The school board has voted to hold both the bond and the “penny swap” election on Nov. 7. Early voting starts Oct. 23 and ends Nov. 3.
DeEtta Culbertson, a spokeswoman for the Texas Education Agency, said the penny-swap tax rate change is legal and is something other districts have done to raise local revenue levels.
The last day to register to vote is October 10.
Weekly, thank you for reporting on this issue. It’s good to see you write about FWISD. If you look into it you can find a lot more to report on.

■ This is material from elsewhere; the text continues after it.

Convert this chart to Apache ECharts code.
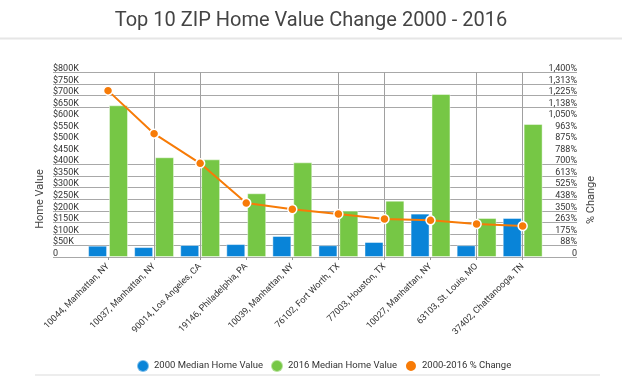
<!DOCTYPE html>
<html>
<head>
<meta charset="utf-8">
<script src="https://cdn.jsdelivr.net/npm/echarts@6/dist/echarts.min.js"></script>
<style>
html,body{margin:0;padding:0;background:#fff;}
#chart{width:622px;height:387px;}
</style>
</head>
<body>
<div id="chart"></div>
<script>
var categories = ['10044, Manhattan, NY','10037, Manhattan, NY','90014, Los Angeles, CA','19146, Philadelphia, PA','10039, Manhattan, NY','76102, Fort Worth, TX','77003, Houston, TX','10027, Manhattan, NY','63103, St. Louis, MO','37402, Chattanooga, TN'];
var value2000 = [49000, 43000, 52000, 56000, 91000, 51000, 65000, 188000, 51000, 169000];
var value2016 = [657000, 432000, 423000, 276000, 410000, 201000, 244000, 706000, 169000, 576000];
var pctChange = [1261, 935, 710, 409, 362, 326, 288, 278, 250, 235];
var seriesNames = ['2000 Median Home Value','2016 Median Home Value','2000-2016 % Change'];

var FONT = 'Roboto';
var gridColor = '#a8a8a8';
var yLineColors = [];
for (var i = 0; i <= 16; i++) { yLineColors.push((i >= 9 && i <= 12) ? 'rgba(0,0,0,0)' : gridColor); }
var xLineColors = [];
var visibleX = [3,5,11,13,17,19];
for (var k = 0; k <= 20; k++) { xLineColors.push(visibleX.indexOf(k) >= 0 ? '#a0a0a0' : 'rgba(0,0,0,0)'); }

var chart = echarts.init(document.getElementById('chart'), null, {renderer:'canvas'});
var TOP = 72.3, H = 184.7;
chart.setOption({
  animation: false,
  textStyle: {fontFamily: FONT},
  title: {
    text: 'Top 10 ZIP Home Value Change 2000 - 2016',
    left: 'center', top: 6,
    textStyle: {fontFamily: FONT, fontSize: 20, fontWeight: 'normal', color: '#444'}
  },
  legend: {
    data: seriesNames,
    left: 131, top: 354,
    icon: 'circle', itemWidth: 12, itemHeight: 12, itemGap: 7,
    textStyle: {fontFamily: FONT, fontSize: 9.5, color: '#333', padding: [0,0,0,0]}
  },
  graphic: [
    {type:'rect', shape:{x:0,y:37.5,width:622,height:2}, style:{fill:'#e6e6e6'}},
    {type:'rect', shape:{x:35,y:374.5,width:565,height:1}, style:{fill:'#dcdcdc'}},
    {type:'text', x:40.5, y:199, rotation:Math.PI/2, style:{text:'Home Value', fontFamily:FONT, fontSize:11, fill:'#444', align:'center', verticalAlign:'middle'}},
    {type:'text', x:591, y:200, rotation:Math.PI/2, style:{text:'% Change', fontFamily:FONT, fontSize:11, fill:'#444', align:'center', verticalAlign:'middle'}}
  ],
  grid: [
    {left: 53, right: 45, top: TOP, height: H},
    {left: 85, right: 76.3, top: TOP, height: H}
  ],
  xAxis: [
    {type:'value', gridIndex:0, show:false, min:0, max:1},
    {type:'category', gridIndex:1, data:categories, position:'bottom',
     axisLine:{show:false},
     axisTick:{show:true, alignWithLabel:true, length:3, lineStyle:{color:'#999'}},
     axisLabel:{rotate:45, fontFamily:FONT, fontSize:9, color:'#333', margin:8, interval:0},
     splitLine:{show:false}},
    {type:'value', gridIndex:1, position:'top', min:0, max:20, interval:1,
     axisLine:{show:false}, axisTick:{show:false}, axisLabel:{show:false},
     splitLine:{show:true, lineStyle:{color:xLineColors, width:1}}}
  ],
  yAxis: [
    {type:'value', gridIndex:0, position:'left', min:0, max:800000, interval:50000,
     axisLine:{show:false}, axisTick:{show:false},
     axisLabel:{inside:true, margin:0, fontFamily:FONT, fontSize:9, color:'#333', verticalAlign:'bottom', padding:[0,0,-1,0],
       formatter:function(v){ return v === 0 ? '0' : '$' + (v/1000) + 'K'; }},
     splitLine:{show:true, lineStyle:{color:yLineColors, width:1}}},
    {type:'value', gridIndex:0, position:'right', min:0, max:1400, interval:87.5,
     axisLine:{show:false}, axisTick:{show:false},
     axisLabel:{inside:true, margin:0, fontFamily:FONT, fontSize:9, color:'#333', verticalAlign:'bottom', padding:[0,0,-1,0],
       formatter:function(v){ var r = Math.round(v); return r === 0 ? '0' : r.toLocaleString('en-US') + '%'; }},
     splitLine:{show:false}},
    {type:'value', gridIndex:1, position:'left', min:0, max:800000, show:false, splitLine:{show:false}},
    {type:'value', gridIndex:1, position:'right', min:0, max:1400, show:false, splitLine:{show:false}}
  ],
  series: [
    {name:seriesNames[0], type:'bar', xAxisIndex:1, yAxisIndex:2, data:value2000,
     barWidth:19, barGap:'10%',
     itemStyle:{color:'#0984d8', borderColor:'rgba(255,255,255,0.45)', borderWidth:1}},
    {name:seriesNames[1], type:'bar', xAxisIndex:1, yAxisIndex:2, data:value2016,
     barWidth:19, barGap:'10%',
     itemStyle:{color:'#76c745', borderColor:'rgba(255,255,255,0.45)', borderWidth:1}},
    {name:seriesNames[2], type:'line', xAxisIndex:1, yAxisIndex:3, data:pctChange,
     symbol:'circle', symbolSize:9, z:5,
     lineStyle:{color:'#f77b07', width:2},
     itemStyle:{color:'#f77b07', borderColor:'#fff', borderWidth:1.5}}
  ]
});
</script>
</body>
</html>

This bond is just another bad idea from the district’s administration. It was put together hastily, in almost total secrecy by staff, and presented to the board shortly before they were supposed to vote on it. No one on the board had a chance to really study this proposal before they voted on it. Like the last bond, it was rushed too quickly to get it on the ballot for some arbitrary reason. There isn’t anything in this bond that can’t wait long enough for it to be completely studied by the board and the voters of Ft. Worth. Before anything else happens a complete audit of the 2013 bond needs to be completed. There are funds unaccounted for from that bond that need accounted for. One example is where did the money budgeted in 2013 for the purchase of land and construction for a new elementary west of Hulen go? Remember that didn’t happen then because of the uproar from Tanglewood parents over closing the existing Tanglewood elementary to build the new one. In a meeting with Tanglewood parents late last spring, no one from the administration that was at that meeting could account for the millions of dollars set aside for that project and Ann Sutherland hasn’t provided that information despite saying she would. Now included in the new bond is more millions for that new elementary that’s to built west of Hulen to ease overcrowding at Tanglwewood. That’s just one project that money is unaccounted for and an audit would determine if there was more. The district is asking the people of Ft. Worth to agree to this bond in a hurry for no good reason when the district has a history of mismanagement and theft from bonds in the past. Audit the 2013 bond first, then take the time to truly study the proposed bond and vote on it only after a complete and unhurried study of the new bond has been done.
As a former member of the Citizen’s Oversight Committee for the 2013 bond, this bond they are asking for is outrageous and a product of mismanagement of funds, misappropriation of funds, and bad consultants that made millions from the last bond. Everything the ISD says they need to fix, build or fund with this bond they already got from the last bond. They had the money to do everything they wanted and they are still not satisfied. Every high school got renovation money, field house money, bathroom money, repair money, we purchased several fleets of buses, provided a laptop to every kid and even though Tanglewood never got their renovations, THE ISD GOT THE MONEY TO DO THEM!! So what happened to that money? Where did it all go? All of the schools got the funding for security cameras, yet not all of the schools had them installed. Not only that, the bond packages are strictly for brick and mortar projects, meaning it can only be used FOR building and renovations, yet they are using funds inappropriately for PROGRAMS – music programs, athletic programs, pre-k programs, etc.. Not only that, their agenda simply described three things that the money COULD BE used for, not WOULD BE used for. Everything they are saying they need, they’ve already said, verbatim, for the last bond. Don’t fall for it, Fort Worth. We are already in debt to the tune of $1.031 BILLION dollars of school debt with interest payments that come out of the ISD’s operating fund, to the tune of 247 million dollars!
Not only that, Elsie Chiros told me at the last meeting that FWISD currently receives $400 million dollars a year from property taxes, $400 million from the state and about $100 million in federal dollars! That’s 900 MILLION dollars. If they can’t manage almost a billion dollars for this school district and have the audacity to ask for $750 million more, they all need to be fired!